Re: #\a octothorpe syntax vs SRFI 10 Aubrey Jaffer 27 Dec 2004 04:42 UTC

 | From: xxxxxx@autodrip.bloodandcoffee.net
 | Date: Thu, 23 Dec 2004 12:30:28 -0800 (PST)
 |
 | I believe that this was brought up on the SRFI 47 mailing list, but
 | it seemed to have been ignored, as SRFI 47's array syntax was
 | removed and punted to this SRFI.  I therefore again propose to
 | change the array syntax to use SRFI 10's #,(constructor ...)
 | device, rather than introducing a multitude of new another new
 | octothorpe reader syntax characters for arrays.

Arrays are a fundamental data organizing paradigm from the origins of
computing; FORTRAN has arrays; APL has arrays.  I hope arrays will
become part of Scheme in R6RS.  For a construct which generalizes two
of Scheme's three aggregate data types, a succinct read-syntax does
not seem overly burdensome.

 | In particular, I suggest that it be:
 |
 |   #,(ARRAY [<rank>] <type> <elements> ...)

Rank cannot be deduced from <element> nesting for heterogeneous
arrays.  I suggest that <rank> be required.

 | So, for example, the two-by-two array of unsigned 16-bit integers from
 | the document might be written as #,(ARRAY 2 u16 (0 1) (2 3)).
 | General object arrays' types would be OBJECT (so #(FOO 1 #T ())
 | could also be written #,(ARRAY OBJECT FOO 1 #T ())) and character
 | arrays' types would be CHAR (so "foo" could alternatively be
 | written #,(ARRAY CHAR #\f #\o #\o)).

This appears to introduce type symbols like U16 and CHAR which are not
part of srfi-47.  The prototype functions in srfi-47 return arrays.

 | For details on the rationale of this change, see the pre-finalization
 | (note 'pre!') discussion archive of SRFI 4 and the rationale section of
 | SRFI 10.

I am not opposed to also having SRFI-10 syntax for arrays.  This would
seem to require reserving a set of symbols for type specification,
which is an unschemely way of doing things.  Scheme goes to some
lengths to avoid using symbols as cookies; witness NULL? and
EOF-OBJECT?

 | (I'd also prefer that the names be longer & much more descriptive, like
 | UNSIGNED16 or BOOLEAN, but I suppose that's a little too late, now that
 | SRFI 47 has already been finalized & the incomprehensible abbreviations
 | of array types have been set into stone...)

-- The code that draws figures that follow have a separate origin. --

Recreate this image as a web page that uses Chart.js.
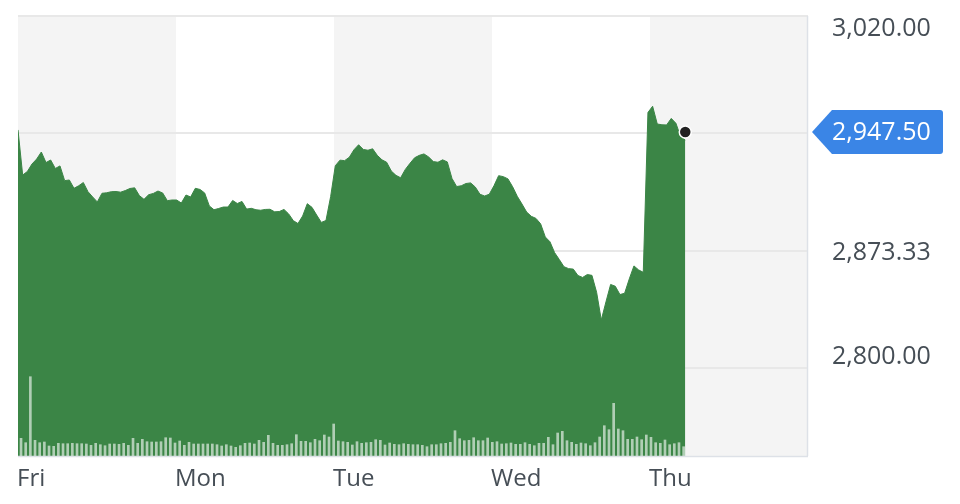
<!DOCTYPE html>
<html><head><meta charset="utf-8">
<script src="https://cdn.jsdelivr.net/npm/chart.js@4.4.1/dist/chart.umd.min.js"></script>
<style>html,body{margin:0;padding:0;background:#fff;}#c{display:block}</style>
</head><body>
<canvas id="c" width="960" height="504"></canvas>
<script>
// ---------- data ----------
const DAY_LABELS = ['Fri', 'Mon', 'Tue', 'Wed', 'Thu'];
const POINTS_PER_DAY = 33.86;
const PRICE = [
  2948.8, 2920.6, 2922.8, 2927.5, 2930.6, 2935.0, 2928.4, 2930.0, 2924.7, 2926.3,
  2917.1, 2917.5, 2912.3, 2913.9, 2915.9, 2910.2, 2906.9, 2903.8, 2909.2, 2909.5,
  2910.2, 2910.3, 2909.9, 2910.9, 2912.2, 2912.6, 2907.8, 2905.4, 2908.3, 2909.1,
  2910.6, 2909.4, 2904.6, 2905.0, 2905.0, 2903.1, 2908.1, 2906.9, 2912.3, 2911.6,
  2909.4, 2901.3, 2898.9, 2899.7, 2900.6, 2900.6, 2904.7, 2902.8, 2904.1, 2899.3,
  2899.8, 2898.9, 2898.6, 2899.1, 2899.2, 2897.6, 2897.8, 2899.1, 2896.3, 2892.1,
  2890.3, 2895.0, 2902.7, 2900.4, 2895.6, 2891.0, 2892.2, 2907.1, 2926.4, 2929.9,
  2929.6, 2931.7, 2936.4, 2939.5, 2936.6, 2936.1, 2937.0, 2932.9, 2930.1, 2928.6,
  2923.1, 2920.4, 2918.9, 2924.1, 2927.9, 2931.4, 2932.9, 2933.8, 2931.9, 2929.0,
  2928.6, 2930.1, 2928.8, 2918.5, 2913.4, 2913.9, 2915.3, 2915.7, 2913.1, 2908.6,
  2907.5, 2908.6, 2913.9, 2920.2, 2919.6, 2918.2, 2913.3, 2907.3, 2902.5, 2897.5,
  2894.8, 2893.5, 2890.1, 2881.9, 2878.9, 2872.1, 2867.8, 2863.3, 2862.1, 2861.8,
  2857.8, 2856.6, 2858.4, 2857.9, 2847.3, 2830.0, 2841.3, 2852.2, 2851.1, 2845.9,
  2846.7, 2855.7, 2863.8, 2861.3, 2859.8, 2959.7, 2963.6, 2952.5, 2952.0, 2951.9,
  2956.0, 2952.9, 2944.6, 2942.5
];
const VOLUME = [
  1770, 1330, 7930, 1570, 1330, 1400, 1000, 970, 1270, 1230,
  1230, 1270, 1230, 1230, 1200, 1070, 1270, 1130, 1030, 1200,
  1200, 1170, 1270, 1070, 1770, 1270, 1670, 1430, 1400, 1400,
  1430, 1830, 1800, 1300, 1500, 1070, 1370, 1200, 1200, 1200,
  1200, 1200, 1130, 1000, 1130, 1000, 870, 1030, 1270, 1300,
  1200, 1570, 1370, 2070, 1270, 1070, 1070, 1130, 1230, 2130,
  1470, 1470, 1330, 1670, 1530, 2100, 1900, 3200, 1500,
  1430, 1370, 1100, 1430, 1270, 1330, 1370, 1630, 1570, 1100,
  1300, 1170, 1130, 1230, 1170, 1130, 1130, 1070, 930, 1130,
  1130, 1230, 1270, 1370, 2530, 1730, 1530, 1570, 1830, 1530,
  1530, 1800, 1370, 1430, 1200, 1230, 1300, 1170, 1170, 1330,
  1170, 1030, 1270, 1270, 1870, 1130, 2300, 2470, 1530, 1370,
  1170, 1300, 1230, 1030, 1330, 1900, 3030, 2630, 5270, 2700,
  2530, 1670, 1670, 1900, 1630, 2100, 1870, 1330, 1270, 1600,
  1130, 1230, 1330, 930
];
const Y_TICKS = [2800, 2873.33, 2946.67, 3020];
const Y_TICK_LABELS = ['2,800.00', '2,873.33', '', '3,020.00'];
const LAST_PRICE = 2947.50;
const LAST_PRICE_LABEL = '2,947.50';

// ---------- styling ----------
const GREEN = '#3b8546';
const TEXT = '#464e56';
const LABEL_BASELINE_SHIFT = [-4, 9, 0, 20];

const priceData = PRICE.map((v, i) => ({ x: i, y: v }));
const volData = VOLUME.map((v, i) => ({ x: i + 0.65, y: v }));

const decor = {
  id: 'decor',
  beforeDraw(chart) {
    const { ctx, chartArea: a, scales: { x } } = chart;
    ctx.save();
    ctx.fillStyle = '#ffffff';
    ctx.fillRect(0, 0, chart.width, chart.height);
    DAY_LABELS.forEach((d, k) => {
      const x0 = x.getPixelForValue(k * POINTS_PER_DAY);
      const x1 = x.getPixelForValue((k + 1) * POINTS_PER_DAY);
      if (k % 2 === 0) {
        ctx.fillStyle = '#f4f4f4';
        ctx.fillRect(x0, a.top, x1 - x0, a.bottom - a.top);
      }
    });
    ctx.restore();
  },
  afterDraw(chart) {
    const { ctx, chartArea: a, scales: { x, y } } = chart;
    ctx.save();
    // borders
    ctx.strokeStyle = '#dde1e7';
    ctx.lineWidth = 1.5;
    ctx.beginPath();
    ctx.moveTo(a.right - 0.5, a.top);
    ctx.lineTo(a.right - 0.5, a.bottom);
    ctx.moveTo(a.left, a.bottom + 0.5);
    ctx.lineTo(a.right, a.bottom + 0.5);
    ctx.stroke();

    // x labels
    ctx.fillStyle = TEXT;
    ctx.font = '24px "Open Sans"';
    ctx.textAlign = 'left';
    ctx.textBaseline = 'alphabetic';
    DAY_LABELS.forEach((d, k) => {
      ctx.fillText(d, x.getPixelForValue(k * POINTS_PER_DAY) - 1, a.bottom + 30);
    });

    // y labels
    ctx.font = '25px "Open Sans"';
    Y_TICKS.forEach((v, k) => {
      if (!Y_TICK_LABELS[k]) return;
      ctx.fillText(Y_TICK_LABELS[k], a.right + 24, y.getPixelForValue(v) + LABEL_BASELINE_SHIFT[k]);
    });

    // badge
    const py = y.getPixelForValue(LAST_PRICE);
    const tip = a.right + 4, bx = a.right + 24, br = a.right + 135, h = 22, r = 3;
    ctx.fillStyle = '#3a85e6';
    ctx.beginPath();
    ctx.moveTo(tip, py);
    ctx.lineTo(bx, py - h);
    ctx.lineTo(br - r, py - h);
    ctx.quadraticCurveTo(br, py - h, br, py - h + r);
    ctx.lineTo(br, py + h - r);
    ctx.quadraticCurveTo(br, py + h, br - r, py + h);
    ctx.lineTo(bx, py + h);
    ctx.closePath();
    ctx.fill();
    ctx.fillStyle = '#ffffff';
    ctx.fillText(LAST_PRICE_LABEL, a.right + 24, py + 8);
    ctx.restore();
  }
};

new Chart(document.getElementById('c'), {
  data: {
    datasets: [
      {
        type: 'scatter',
        data: [{ x: PRICE.length - 1, y: LAST_PRICE }],
        yAxisID: 'y',
        pointRadius: 6,
        pointBackgroundColor: '#222222',
        pointBorderColor: '#ffffff',
        pointBorderWidth: 1.5,
        order: -1
      },
      {
        type: 'bar',
        data: volData,
        yAxisID: 'yv',
        backgroundColor: 'rgba(255,255,255,0.6)',
        barThickness: 2,
        order: 0
      },
      {
        type: 'line',
        data: priceData,
        yAxisID: 'y',
        borderColor: GREEN,
        backgroundColor: GREEN,
        borderWidth: 1,
        fill: 'start',
        pointRadius: 0,
        tension: 0,
        order: 2
      }
    ]
  },
  options: {
    responsive: false,
    devicePixelRatio: 1,
    animation: false,
    events: [],
    layout: { padding: { left: 18, top: 16, right: 152, bottom: 48 } },
    plugins: { legend: { display: false }, tooltip: { enabled: false } },
    scales: {
      x: { type: 'linear', display: false, offset: false, min: 0, max: POINTS_PER_DAY * 5, grid: { offset: false } },
      y: {
        type: 'linear', position: 'right', min: 2745, max: 3020,
        afterBuildTicks: s => { s.ticks = Y_TICKS.map(v => ({ value: v })); },
        afterFit: s => { s.width = 0; },
        ticks: { display: false },
        border: { display: false },
        grid: { color: '#e8e8e8', lineWidth: 2, drawTicks: false }
      },
      yv: { type: 'linear', display: false, min: 0, max: 44000 }
    }
  },
  plugins: [decor]
});
</script>
</body></html>
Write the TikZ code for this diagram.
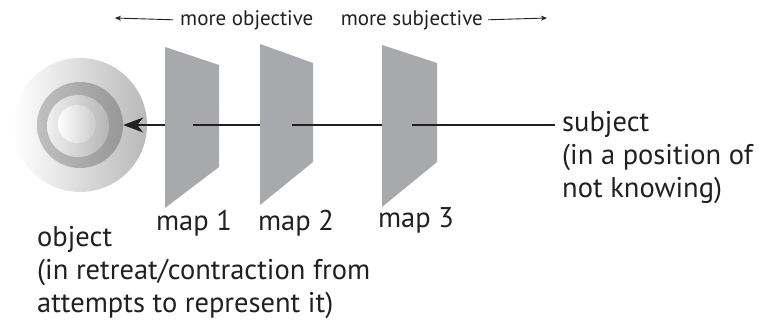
\documentclass[tikz,border=0pt]{standalone}
\usepackage{fontspec}
\setmainfont{PT Sans}
\usetikzlibrary{arrows.meta}
\definecolor{mapgray}{RGB}{167,169,172}
\definecolor{ink}{RGB}{35,31,32}

\begin{document}
\begin{tikzpicture}[x=1pt,y=-1pt,
    sphere/.style={circle, inner sep=0pt, draw=none},
    lbl/.style={font=\fontsize{28.5}{33}\selectfont, text=ink, inner sep=0pt, align=left},
    toplbl/.style={font=\fontsize{21}{24}\selectfont, text=ink, inner sep=0pt},
    axis/.style={draw=ink, line width=1.5pt},
    dir/.style={draw=ink, line width=0.9pt, -{Stealth[length=6pt,width=5pt]}}]
    \useasboundingbox (0,0) rectangle (759,324);
    % Object
    \node[sphere, minimum size=134pt, left color=white, right color=gray!55] (outer) at (80,125) {};
    \node[sphere, minimum size=86pt, left color=gray!50, right color=gray!82] (ring) at (80,125) {};
    \node[sphere, minimum size=62pt, left color=gray!12, right color=gray!58] (shell) at (78,126) {};
    \node[sphere, minimum size=38pt, left color=white, right color=gray!40] (core) at (77,124) {};
    % Maps
    \foreach \n/\xl/\xr/\ytl/\ytr/\ybr/\ybl/\xm in
        {1/165/219/47/65/167/208/193, 2/260/313/44/63/162/205/292, 3/382/437/45/63/162/207/412} {
        \fill[mapgray] (\xl,\ytl) -- (\xr,\ytr) -- (\xr,\ybr) -- (\xl,\ybl) -- cycle;
        \coordinate (m\n l) at (\xl,125);
        \coordinate (m\n m) at (\xm,125);
    }
    \coordinate (subjend) at (555,125);
    % Line of sight
    \draw[axis, -{Stealth[length=20pt,width=15pt,inset=6pt]}] (m1l) -- (ring.east);
    \draw[axis] (m1m) -- (m2l);
    \draw[axis] (m2m) -- (m3l);
    \draw[axis] (m3m) -- (subjend);
    % Labels
    \node[lbl, anchor=base] (map1) at (194,230) {map 1};
    \node[lbl, anchor=base] (map2) at (296,230) {map 2};
    \node[lbl, anchor=base] (map3) at (416,227) {map 3};
    \node[lbl, anchor=north west] (subj) at (562,111) {subject\\(in a position of\\not knowing)};
    \node[lbl, anchor=north west] (objtxt) at (37,226) {object\\(in retreat/contraction from\\attempts to represent it)};
    % Direction
    \node[toplbl, anchor=base west] (moreobj) at (180,25) {more objective};
    \node[toplbl, anchor=base east] (moresubj) at (483,25) {more subjective};
    \coordinate (objtip) at (115,18);
    \coordinate (subjtip) at (547,18);
    \draw[dir] ([xshift=-7pt]moreobj.west) -- (objtip);
    \draw[dir] ([xshift=5pt]moresubj.east) -- (subjtip);
\end{tikzpicture}
\end{document}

SRFI-47 defines procedures to return prototype arrays.  Additional
procedures can be added to alias the abbreviated ones.  But explicitly
complete descriptions for numeric types are rather long:

ac64	inexact-double-precision-complex-array
ac32	inexact-single-precision-complex-array
ar64	inexact-double-precision-real-array
ar32	inexact-single-precision-real-array
as64	exact-64-bit-signed-integer-array
as32	exact-32-bit-signed-integer-array
as16	exact-16-bit-signed-integer-array
as8	exact-8-bit-signed-integer-array
au64	exact-64-bit-unsigned-integer-array
au32	exact-32-bit-unsigned-integer-array
au16	exact-16-bit-unsigned-integer-array
au8	exact-8-bit-unsigned-integer-array
string	char-array
at1	boolean-array
vector	object-array

These long names present more of a burden for the memories of
non-English-speakers than the short names, which are the same for
everyone.  There is Scheme precedent for abbreviated names in
identifiers like CADR an CDADAR and in the radix and exactness
prefixes #B, #O, #D, #X, #E, #I.

 | Also, one more  comment on the draft: it doesn't actually say, as far
 | as I can tell, anything about the actual syntax of arrays.  It just
 | gives an example & a reader.  This is a rather glaring omission.

Thanks for pointing this out.  I have replaced the example with:

 By list-decomposition is meant rank nestings of lists of the elements
 where the most nested list has length equal to the last dimension of
 the array and at top level has length equal to the first dimension of
 the array.

 A two-by-three array of unsigned 16-bit integers is written:

 #2au16((0 1 2) (3 5 4))

 This array could have been created by (make-array (Au16) 2 3).